It’s been 17 years since the September 11th terrorist attacks. There will be ceremonies and commemorations across the country to mark this somber day, and in New York, moments of silence will be observed at the time when hijacked airliners crashed into the twin towers of the World Trade Center and when those buildings collapsed.
Nearly 3,000 people died in the terrorist attacks of September 11th, 2001. And 17 years later, this tragedy is still unfolding as the act of hatred by terrorists is still taking lives.
This week, the New York City Fire Department added the names of 18 people to its World Trade Center memorial wall of first responders exposed to toxic chemicals during rescue and recovery efforts near ground zero who ultimately died from illnesses like cancer and lung disease.
Kate Schlosser’s father, firefighter Michael O’Hanlon is one of the latest victims.
“He fought bravely, never let it bother him. Never had a bad thing to say,” she said.
Health researchers say at least 2,000 people have died from 9-11 related illnesses and soon that death toll will pass the number of people who died on 9-11.
A slow-moving massacre with no end in sight.
Alice Greenwald, CEO, President 9/11 Memorial and Museum said, “The toll will be, I believe, far beyond our comprehension.”
In the days after the twin towers collapsed, volunteers worked tirelessly to help locate the dead without considering their own health.
Retired Supervisor Special Agent Lu Lieber said, “When we went down to the Trade Center site, we didn’t wear respirators, we didn’t wear masks, we didn’t wear any eye protective gear. It just never occurred to us.”
Soon, the 9-11 memorial in Lower Manhattan will add a new tribute called the Memorial Glade.
“The 9-11 Memorial Glade will be dedicated to all who are suffering or who have died from exposure from toxins at the sight in the aftermath of 9/11,” Greenwald explained.

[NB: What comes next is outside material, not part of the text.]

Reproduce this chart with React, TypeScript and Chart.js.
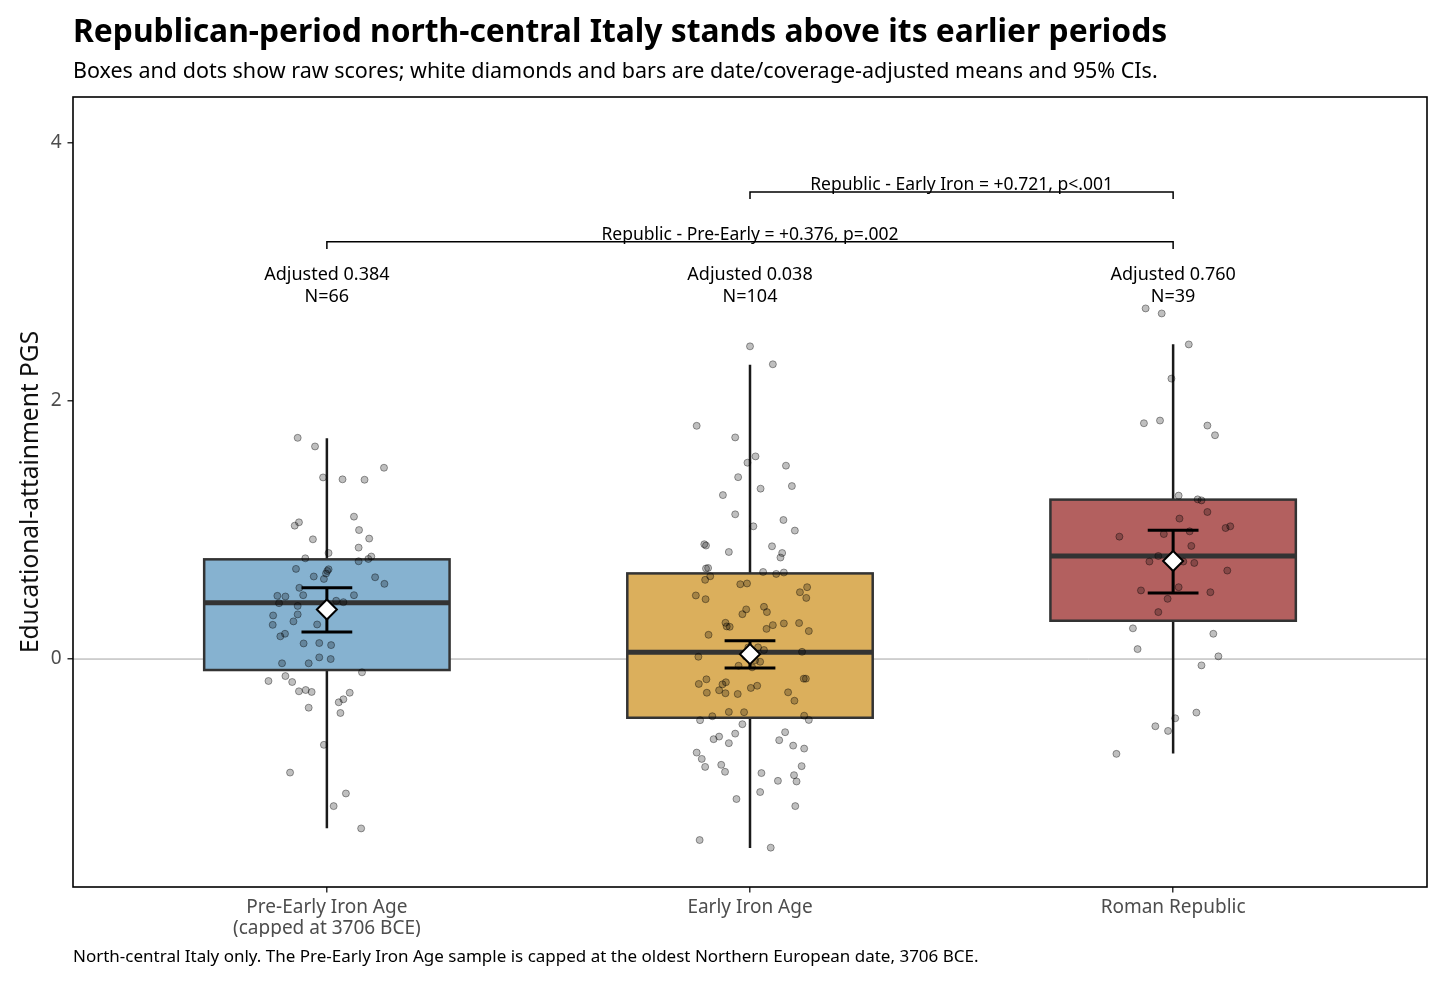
import { useEffect, useRef } from 'react';
import { Chart, registerables } from 'chart.js';

Chart.register(...registerables);

const FONT = '"Noto Sans", sans-serif';

const groupLabels = [['Pre-Early Iron Age', '(capped at 3706 BCE)'], ['Early Iron Age'], ['Roman Republic']];
const yTicks = [0, 2, 4];

// box-plot summaries of the raw scores
const whiskerLow = [-1.312, -1.465, -0.733];
const quartile1 = [-0.085, -0.455, 0.297];
const medians = [0.436, 0.052, 0.798];
const quartile3 = [0.773, 0.664, 1.236];
const whiskerHigh = [1.711, 2.282, 2.44];

// date/coverage-adjusted means with 95% CIs
const adjustedMeans = [0.384, 0.038, 0.76];
const ciLow = [0.209, -0.07, 0.513];
const ciHigh = [0.552, 0.142, 0.998];
const sampleSizes = [66, 104, 39];

const comparisonLabels = ['Republic - Early Iron = +0.721, p<.001', 'Republic - Pre-Early = +0.376, p=.002'];
const comparisonFrom = [1, 0];
const comparisonTo = [2, 2];

// raw scores, with the horizontal jitter of each dot (category units)
const preEarlyScores = [
  1.715, 1.648, 1.483, 1.408, 1.393, 1.39, 1.104, 1.06, 1.034, 1.0, 0.928, 0.934, 0.864, 0.822, 0.781, 0.795,
  0.776, 0.758, 0.699, 0.696, 0.683, 0.663, 0.64, 0.621, 0.634, 0.583, 0.552, 0.495, 0.495, 0.49, 0.485, 0.433,
  0.441, 0.412, 0.338, 0.346, 0.292, 0.265, 0.268, 0.176, 0.196, 0.121, 0.124, 0.108, 0.013, 0.0, -0.033, -0.033,
  -0.103, -0.132, -0.17, -0.178, -0.25, -0.24, -0.255, -0.261, -0.312, -0.335, -0.377, -0.418, -0.665, -0.88,
  -1.042, -1.14, -1.313, 0.452,
];
const preEarlyJitter = [
  -0.069, -0.028, 0.135, -0.009, 0.037, 0.089, 0.064, -0.066, -0.076, 0.076, -0.033, 0.1, 0.075, 0.004, -0.051, 0.105,
  0.098, 0.075, -0.073, 0.004, 0.001, -0.002, -0.031, -0.007, 0.114, 0.136, -0.065, -0.056, 0.064, -0.117, -0.098, -0.113,
  0.039, -0.069, -0.127, -0.069, -0.079, -0.128, -0.023, -0.11, -0.099, -0.055, -0.018, 0.01, -0.018, 0.009, -0.106, -0.043,
  0.083, -0.098, -0.138, -0.082, -0.066, -0.05, -0.036, 0.054, 0.039, 0.028, -0.043, 0.032, -0.007, -0.087,
  0.045, 0.016, 0.081, 0.022,
];
const earlyIronScores = [
  2.424, 2.285, 1.808, 1.718, 1.571, 1.522, 1.499, 1.41, 1.341, 1.321, 1.271, 1.122, 1.078, 1.029, 0.996, 0.89,
  0.88, 0.83, 0.874, 0.822, 0.787, 0.702, 0.706, 0.642, 0.614, 0.675, 0.66, 0.671, 0.58, 0.586, 0.493, 0.464,
  0.518, 0.557, 0.474, 0.385, 0.348, 0.405, 0.364, 0.281, 0.253, 0.25, 0.188, 0.234, 0.263, 0.276, 0.279, 0.217,
  0.091, 0.07, 0.018, 0.056, -0.052, -0.021, -0.064, -0.157, -0.193, -0.196, -0.18, -0.242, -0.261, -0.265,
  -0.271, -0.224, -0.207, -0.152, -0.152, -0.258, -0.323, -0.41, -0.412, -0.439, -0.443, -0.472, -0.474, -0.505,
  -0.578, -0.601, -0.621, -0.652, -0.567, -0.629, -0.671, -0.694, -0.725, -0.774, -0.836, -0.82, -0.874, -0.884,
  -0.83, -0.9, -0.949, -0.944, -1.031, -1.085, -1.14, -1.403, -1.462, 0.06, 0.02, -0.01, 0.09, 0.04,
];
const earlyIronJitter = [
  0.0, 0.054, -0.126, -0.035, 0.013, -0.006, 0.085, -0.028, 0.099, 0.025, -0.064, -0.035, 0.079, 0.008, 0.106, -0.108,
  -0.104, -0.05, 0.052, 0.076, 0.072, -0.104, -0.099, -0.094, -0.106, 0.031, 0.062, 0.08, -0.023, -0.007, -0.128, -0.105,
  0.118, 0.135, 0.133, -0.009, -0.018, 0.033, 0.04, -0.058, -0.055, -0.048, -0.098, 0.039, 0.054, 0.08, 0.116, 0.139,
  0.019, 0.033, -0.122, 0.123, -0.027, 0.024, 0.005, -0.103, -0.121, -0.065, -0.057, -0.073, -0.102, -0.058,
  -0.029, 0.002, 0.017, 0.127, 0.132, 0.09, 0.105, -0.05, -0.014, 0.128, -0.089, 0.139, -0.118, -0.018,
  -0.035, -0.073, -0.086, -0.05, 0.083, 0.069, 0.102, 0.128, -0.126, -0.114, -0.106, -0.068, -0.059, 0.027,
  0.122, 0.104, 0.11, 0.066, 0.024, -0.032, 0.107, -0.119, 0.049, 0.008, -0.01, 0.012, -0.004, 0.002,
];
const republicScores = [
  2.718, 2.679, 2.439, 2.174, 1.828, 1.849, 1.81, 1.735, 1.267, 1.238, 1.23, 1.14, 1.089, 1.016, 1.029, 0.949,
  0.969, 0.99, 0.877, 0.799, 0.756, 0.756, 0.745, 0.686, 0.557, 0.532, 0.518, 0.467, 0.364, 0.238, 0.196, 0.077,
  0.021, -0.049, -0.415, -0.459, -0.521, -0.557, -0.735,
];
const republicJitter = [
  -0.065, -0.027, 0.037, -0.004, -0.069, -0.031, 0.081, 0.099, 0.013, 0.058, 0.067, 0.081, 0.015, 0.124, 0.135, -0.127,
  -0.022, 0.039, 0.043, -0.035, -0.056, 0.024, 0.05, 0.128, 0.013, -0.076, 0.088, -0.013, -0.035, -0.095, 0.095, -0.084,
  0.107, 0.067, 0.055, 0.005, -0.042, -0.012, -0.134,
];

const groupScores = [preEarlyScores, earlyIronScores, republicScores];
const groupJitter = [preEarlyJitter, earlyIronJitter, republicJitter];

const boxFill = ['#86b2d0', '#dbaf5c', '#b3605f'];
const BOX_HALF = 0.29;
const CAP_HALF = 0.06;

const line = (ctx: CanvasRenderingContext2D, x1: number, y1: number, x2: number, y2: number) => {
  ctx.beginPath();
  ctx.moveTo(x1, y1);
  ctx.lineTo(x2, y2);
  ctx.stroke();
};

const boxPlugin = {
  id: 'boxes',
  beforeDatasetsDraw(chart: any) {
    const { ctx, chartArea, scales: { x, y } } = chart;
    ctx.save();
    ctx.strokeStyle = '#a3a3a3';
    ctx.lineWidth = 1;
    const y0 = y.getPixelForValue(0);
    line(ctx, chartArea.left, y0, chartArea.right, y0);

    groupLabels.forEach((_, i) => {
      const cx = x.getPixelForValue(i);
      const left = x.getPixelForValue(i - BOX_HALF);
      const right = x.getPixelForValue(i + BOX_HALF);
      ctx.strokeStyle = '#1a1a1a';
      ctx.lineWidth = 2.5;
      line(ctx, cx, y.getPixelForValue(whiskerLow[i]), cx, y.getPixelForValue(whiskerHigh[i]));

      const top = y.getPixelForValue(quartile3[i]);
      const bottom = y.getPixelForValue(quartile1[i]);
      ctx.fillStyle = boxFill[i];
      ctx.fillRect(left, top, right - left, bottom - top);
      ctx.strokeStyle = '#333333';
      ctx.lineWidth = 2.5;
      ctx.strokeRect(left, top, right - left, bottom - top);

      ctx.lineWidth = 5;
      const ym = y.getPixelForValue(medians[i]);
      line(ctx, left, ym, right, ym);
    });
    ctx.restore();
  },
  afterDatasetDraw(chart: any, args: any) {
    if (args.index !== 1) return;
    const { ctx, scales: { x, y } } = chart;
    ctx.save();
    ctx.strokeStyle = '#000000';
    ctx.lineWidth = 3;
    adjustedMeans.forEach((_, i) => {
      const cx = x.getPixelForValue(i);
      const l = x.getPixelForValue(i - CAP_HALF);
      const r = x.getPixelForValue(i + CAP_HALF);
      const lo = y.getPixelForValue(ciLow[i]);
      const hi = y.getPixelForValue(ciHigh[i]);
      line(ctx, cx, lo, cx, hi);
      line(ctx, l, lo, r, lo);
      line(ctx, l, hi, r, hi);
    });
    ctx.restore();
  },
  afterDraw(chart: any) {
    const { ctx, chartArea, scales: { x, y } } = chart;
    ctx.save();

    // comparison brackets
    const levels = [3.621, 3.234];
    ctx.strokeStyle = '#000000';
    ctx.lineWidth = 1.5;
    ctx.fillStyle = '#000000';
    ctx.font = `17.5px ${FONT}`;
    ctx.textAlign = 'center';
    ctx.textBaseline = 'middle';
    comparisonLabels.forEach((label, k) => {
      const x1 = x.getPixelForValue(comparisonFrom[k]);
      const x2 = x.getPixelForValue(comparisonTo[k]);
      const yl = y.getPixelForValue(levels[k]);
      const yt = y.getPixelForValue(levels[k] - 0.055);
      ctx.beginPath();
      ctx.moveTo(x1, yt);
      ctx.lineTo(x1, yl);
      ctx.lineTo(x2, yl);
      ctx.lineTo(x2, yt);
      ctx.stroke();
      ctx.fillText(label, (x1 + x2) / 2, yl - 7);
    });

    // adjusted mean labels
    ctx.font = `18px ${FONT}`;
    adjustedMeans.forEach((m, i) => {
      const cx = x.getPixelForValue(i);
      const ty = y.getPixelForValue(2.98);
      ctx.fillText(`Adjusted ${m.toFixed(3)}`, cx, ty);
      ctx.fillText(`N=${sampleSizes[i]}`, cx, ty + 22);
    });

    // panel border
    ctx.lineWidth = 1.6;
    ctx.strokeRect(chartArea.left, chartArea.top, chartArea.right - chartArea.left, chartArea.bottom - chartArea.top);

    // title, subtitle, caption
    ctx.textAlign = 'left';
    ctx.fillStyle = '#000000';
    ctx.font = `bold 31.8px ${FONT}`;
    ctx.fillText('Republican-period north-central Italy stands above its earlier periods', chartArea.left, 33);
    ctx.font = `21.5px ${FONT}`;
    ctx.fillText(
      'Boxes and dots show raw scores; white diamonds and bars are date/coverage-adjusted means and 95% CIs.',
      chartArea.left,
      72,
    );
    ctx.font = `17px ${FONT}`;
    ctx.fillText(
      'North-central Italy only. The Pre-Early Iron Age sample is capped at the oldest Northern European date, 3706 BCE.',
      chartArea.left,
      957,
    );
    ctx.restore();
  },
};

const App = () => {
  const chartRef = useRef<HTMLCanvasElement | null>(null);

  useEffect(() => {
    document.body.style.margin = '0';
    if (!chartRef.current) return;
    const ctx = chartRef.current.getContext('2d');
    if (!ctx) return;

    const dots = groupScores.flatMap((scores, i) =>
      scores.map((s, j) => ({ x: i + groupJitter[i][j], y: s })),
    );

    const chart = new Chart(ctx, {
      type: 'scatter',
      data: {
        datasets: [
          {
            data: adjustedMeans.map((m, i) => ({ x: i, y: m })),
            pointStyle: 'rectRot',
            pointRadius: 10,
            backgroundColor: '#ffffff',
            borderColor: '#000000',
            borderWidth: 2,
          },
          {
            data: dots,
            pointRadius: 3.5,
            backgroundColor: 'rgba(0,0,0,0.25)',
            borderColor: 'rgba(0,0,0,0.38)',
            borderWidth: 1,
          },
        ],
      },
      options: {
        responsive: true,
        maintainAspectRatio: false,
        animation: false,
        events: [],
        layout: { padding: { top: 97, right: 29, bottom: 51, left: 0 } },
        plugins: {
          legend: { display: false },
          tooltip: { enabled: false },
        },
        scales: {
          x: {
            type: 'linear',
            min: -0.6,
            max: 2.6,
            bounds: 'data',
            afterBuildTicks: (scale: any) => {
              scale.ticks = groupLabels.map((_, i) => ({ value: i }));
            },
            afterFit: (scale: any) => {
              scale.height = 50;
            },
            ticks: {
              autoSkip: false,
              maxRotation: 0,
              padding: 4.5,
              color: '#4d4d4d',
              font: { family: FONT, size: 19, lineHeight: 1.12 },
              callback: (v: any) => groupLabels[v],
            },
            grid: { display: true, drawOnChartArea: false, drawTicks: true, tickLength: 5.5, color: '#333333', lineWidth: 1.5 },
            border: { display: false },
          },
          y: {
            type: 'linear',
            min: -1.767,
            max: 4.357,
            bounds: 'data',
            afterBuildTicks: (scale: any) => {
              scale.ticks = yTicks.map((v) => ({ value: v }));
            },
            afterFit: (scale: any) => {
              scale.width = 73;
            },
            ticks: {
              padding: 6,
              color: '#4d4d4d',
              font: { family: FONT, size: 19 },
              callback: (v: any) => String(v),
            },
            grid: { display: true, drawOnChartArea: false, drawTicks: true, tickLength: 5.5, color: '#333333', lineWidth: 1.5 },
            border: { display: false },
            title: {
              display: true,
              text: 'Educational-attainment PGS',
              color: '#111111',
              font: { family: FONT, size: 24.5 },
              padding: { top: 16, bottom: 0 },
            },
          },
        },
      },
      plugins: [boxPlugin],
    });

    return () => chart.destroy();
  }, []);

  return (
    <div style={{ position: 'relative', width: '1456px', height: '988px' }}>
      <canvas ref={chartRef} />
    </div>
  );
};

export default App;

It’s an effort to make sure Americans never forget the victims of September 11th-whether they died 17 years ago or are still fighting for their lives.
On Tuesday, in New York, family members will read the names of those who died on September 11th.
Separate ceremonies will take place in Washington and in Shanksville, Pennsylvania.
The President and First Lady will attend that service in Pennsylvania.